While all these tracks are undeniably horrendous, and their multitude grows every single day, the grand and glorious death knell in this realm of bastardized music in 2016 has become the Kanye West mashup. His bars have been spread over everything, from Sam Smith to Weezer and Queens of the Stone Age to Death Cab for Cutie. Last month, an Orchestra mashed his 2013 track “Blood On the Leaves” with Beethoven’s “Fifth Symphony”. In many ways, it feels like we are so obsessed with Kanye that we have to hear his voice over and over again, from different angles, over different tracks. He has been moulded and modified to a point that he’s not really a musician—just a bucket of bars to be picked up and scattered over anything online with a beat. Which, really, is kinda disgusting. Can’t we appreciate Kanye by himself?
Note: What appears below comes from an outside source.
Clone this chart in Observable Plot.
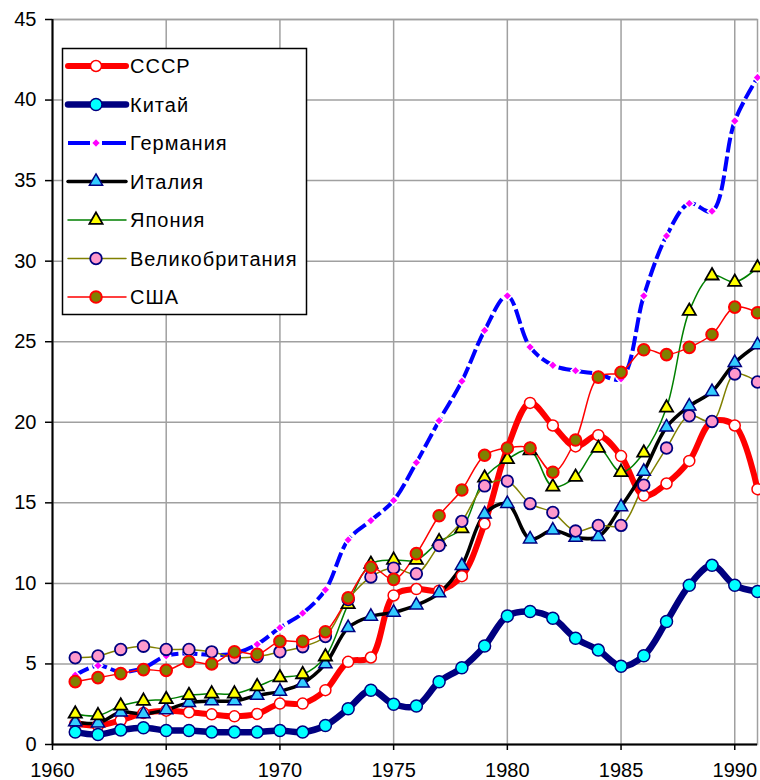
<!DOCTYPE html>
<html>
<head>
<meta charset="utf-8">
<script src="https://cdn.jsdelivr.net/npm/d3@7"></script>
<script src="https://cdn.jsdelivr.net/npm/@observablehq/plot@0.6"></script>
<style>
  html, body { margin: 0; padding: 0; background: #fff; }
  #chart { position: relative; width: 760px; height: 780px; }
</style>
</head>
<body>
<div id="chart"></div>
<script>
const years = d3.range(1961, 1992);
const xTicks = [1960, 1965, 1970, 1975, 1980, 1985, 1990];
const yTicks = [0, 5, 10, 15, 20, 25, 30, 35, 40, 45];

const seriesNames = ["СССР", "Китай", "Германия", "Италия", "Япония", "Великобритания", "США"];

const ussr = [1.3, 1.18, 1.5, 1.95, 2.1, 2.0, 1.87, 1.75, 1.9, 2.54, 2.54, 3.37, 5.13, 5.4, 9.25, 9.65, 9.55, 10.45, 13.7, 18.4, 21.2, 19.8, 18.5, 19.2, 17.9, 15.45, 16.2, 17.6, 20.05, 19.8, 15.85];
const china = [0.77, 0.62, 0.9, 1.04, 0.87, 0.87, 0.77, 0.77, 0.77, 0.87, 0.77, 1.18, 2.22, 3.37, 2.5, 2.39, 3.89, 4.76, 6.11, 7.98, 8.25, 7.84, 6.59, 5.86, 4.86, 5.51, 7.63, 9.88, 11.12, 9.88, 9.5];
const germany = [4.3, 4.9, 4.5, 4.75, 5.5, 5.65, 5.55, 5.65, 6.22, 7.25, 8.15, 9.6, 12.7, 13.9, 15.15, 17.5, 20.1, 22.55, 25.7, 27.85, 24.67, 23.54, 23.2, 23.0, 22.7, 27.85, 31.57, 33.58, 33.1, 38.7, 41.4];
const italy = [1.4, 1.33, 2.0, 1.9, 2.15, 2.6, 2.7, 2.7, 3.05, 3.3, 3.8, 5.0, 7.25, 7.95, 8.2, 8.65, 9.4, 11.1, 14.3, 14.95, 12.75, 13.3, 12.85, 12.9, 14.75, 16.95, 19.7, 21.0, 21.9, 23.7, 24.8];
const japan = [1.9, 1.8, 2.4, 2.7, 2.8, 3.05, 3.15, 3.15, 3.6, 4.15, 4.35, 5.45, 8.7, 11.2, 11.45, 11.45, 12.6, 13.4, 16.55, 17.7, 18.25, 16.0, 16.6, 18.4, 16.9, 18.1, 20.9, 26.9, 29.1, 28.7, 29.6];
const britain = [5.38, 5.5, 5.9, 6.1, 5.9, 5.9, 5.75, 5.4, 5.45, 5.75, 6.07, 6.7, 9.0, 10.4, 10.95, 10.6, 12.35, 13.85, 16.05, 16.35, 14.95, 14.4, 13.25, 13.6, 13.6, 16.1, 18.4, 20.4, 20.05, 23.0, 22.5];
const usa = [3.9, 4.15, 4.4, 4.65, 4.6, 5.15, 5.0, 5.75, 5.6, 6.4, 6.4, 7.0, 9.1, 11.0, 10.25, 11.85, 14.2, 15.8, 17.95, 18.4, 18.4, 16.9, 18.9, 22.8, 23.1, 24.5, 24.2, 24.65, 25.45, 27.15, 26.8];

const seriesValues = [ussr, china, germany, italy, japan, britain, usa];

// styles per series (same order as seriesNames)
const styles = [
  {line: "#ff0000", width: 6, dash: null, symbol: "circle", r: 5.5, fill: "#ffffff", mstroke: "#ff0000", mwidth: 1.5},
  {line: "#000080", width: 6.5, dash: null, symbol: "circle", r: 6, fill: "#00ffff", mstroke: "#000080", mwidth: 1.5},
  {line: "#0000ff", width: 4, dash: "15,4", symbol: "diamond2", r: 4.2, fill: "#ff00ff", mstroke: "#ffffff", mwidth: 1.5},
  {line: "#000000", width: 3.5, dash: null, symbol: "triangle", r: 4.9, fill: "#33ccff", mstroke: "#000080", mwidth: 1.5},
  {line: "#008000", width: 1.5, dash: null, symbol: "triangle", r: 4.9, fill: "#ffff00", mstroke: "#000000", mwidth: 1.8},
  {line: "#808000", width: 1.5, dash: null, symbol: "circle", r: 5.8, fill: "#ff99cc", mstroke: "#000080", mwidth: 1.8},
  {line: "#ff0000", width: 1.5, dash: null, symbol: "circle", r: 5.8, fill: "#808000", mstroke: "#ff0000", mwidth: 2}
];

const tables = seriesNames.map((name, i) => years.map((y, j) => ({year: y, value: seriesValues[i][j], series: name})));

const marks = [
  Plot.gridX(xTicks, {stroke: "#a0a0a0", strokeOpacity: 1, strokeWidth: 1.5}),
  Plot.gridY(yTicks, {stroke: "#a0a0a0", strokeOpacity: 1, strokeWidth: 1.5}),
  Plot.frame({stroke: "#a0a0a0", strokeWidth: 1.5}),
  Plot.axisX({ticks: xTicks, tickFormat: d => String(d), tickSize: 6, tickPadding: 12, fontSize: 20, stroke: "#000", strokeWidth: 1.5}),
  Plot.axisY({ticks: yTicks, tickSize: 7, tickPadding: 9, fontSize: 20, stroke: "#000", strokeWidth: 1.5}),
  Plot.ruleX([1960], {stroke: "#000", strokeWidth: 2}),
  Plot.ruleY([0], {stroke: "#000", strokeWidth: 2})
];

tables.forEach((t, i) => {
  const s = styles[i];
  marks.push(Plot.line(t, {x: "year", y: "value", stroke: s.line, strokeWidth: s.width, strokeDasharray: s.dash, curve: "catmull-rom", strokeLinejoin: "round", strokeLinecap: s.dash ? "butt" : "round"}));
});
tables.forEach((t, i) => {
  const s = styles[i];
  marks.push(Plot.dot(t, {x: "year", y: "value", symbol: () => s.symbol, r: s.r, fill: s.fill, stroke: s.mstroke, strokeWidth: s.mwidth}));
});

const chart = Plot.plot({
  width: 760,
  height: 780,
  marginLeft: 52,
  marginRight: 3,
  marginTop: 19,
  marginBottom: 36,
  x: {domain: [1960, 1991], label: null},
  y: {domain: [0, 45], label: null},
  symbol: {type: "identity"},
  style: {fontFamily: "'Liberation Sans', Arial, sans-serif", fontSize: "20px", color: "#000", background: "#fff", overflow: "visible"},
  marks
});

// Legend inside the plot area
const svg = d3.select(chart);
const lg = svg.append("g")
  .attr("font-family", "'Liberation Sans', Arial, sans-serif")
  .attr("font-size", 20)
  .attr("text-anchor", "start");
lg.append("rect").attr("x", 62.5).attr("y", 48.5).attr("width", 244).attr("height", 266)
  .attr("fill", "#fff").attr("stroke", "#000").attr("stroke-width", 1.5);
const symbolTypes = {circle: d3.symbolCircle, triangle: d3.symbolTriangle, diamond2: d3.symbolDiamond2};
seriesNames.forEach((name, i) => {
  const s = styles[i];
  const cy = 66 + i * 38.5;
  const g = lg.append("g");
  if (s.dash) {
    g.append("line").attr("x1", 68).attr("x2", 90).attr("y1", cy).attr("y2", cy).attr("stroke", s.line).attr("stroke-width", s.width);
    g.append("line").attr("x1", 102).attr("x2", 126).attr("y1", cy).attr("y2", cy).attr("stroke", s.line).attr("stroke-width", s.width);
  } else {
    g.append("line").attr("x1", 68).attr("x2", 126).attr("y1", cy).attr("y2", cy).attr("stroke", s.line).attr("stroke-width", s.width).attr("stroke-linecap", "round");
  }
  g.append("path").attr("transform", `translate(96,${cy})`)
    .attr("d", d3.symbol().type(symbolTypes[s.symbol]).size(Math.PI * s.r * s.r)())
    .attr("fill", s.fill).attr("stroke", s.mstroke).attr("stroke-width", s.mwidth);
  g.append("text").attr("x", 130).attr("y", cy).attr("dy", "0.36em")
    .attr("fill", "#000").attr("letter-spacing", "1px").attr("text-anchor", "start").text(name);
});

document.getElementById("chart").appendChild(chart);
</script>
</body>
</html>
It’s not that I don’t still appreciate the merging of two separate creations. I am not a robot. In the wake of The Grey Album, there were indeed a few mash-ups that acted as diamonds in a very low-bitrate rough: records like The Notorious XX, singles like the Lil Wayne and Passion Pit mash-up “Ambien Sleepy Trip”, and, yes, I am partial to David Cameron shouting "You ain't no Muslim, bruv!" over classic grime instrumentals. By now though, the novelty of marrying two tracks together has long worn thin. Like a joke told so many times that the teller has become crimson in face, frothing at the mouth, and is being restrained by the authorities, the mashup has reached peak overkill. It has become a shitty meme rather than a producer’s side-project.
So let’s put a stop to this madness. Let’s euthanize mash-up culture and burn it in a kiln so only its ashes remain. Next time you see Young Thug remixed with the Dolmio puppet saying “Whensa your’a Dolmio day?,” then throw it in the road, put its head in a puddle, and wait for a lorry. Next time you’re DM’d a Soundcloud link to “Hotline Bling” mixed with The Prodigy mixed with the Cheers theme tune, reply with a stern thumbs down emoji. Let’s push shitty mash up culture down some stairs; stick a firework up its ass; feed it so many gummy bears that it shits out its insides and decomposes into a poisonous, sickly mess on the floor. Why? Because, hell is a place where Notorious B.I.G. vocals have been put over every song in history.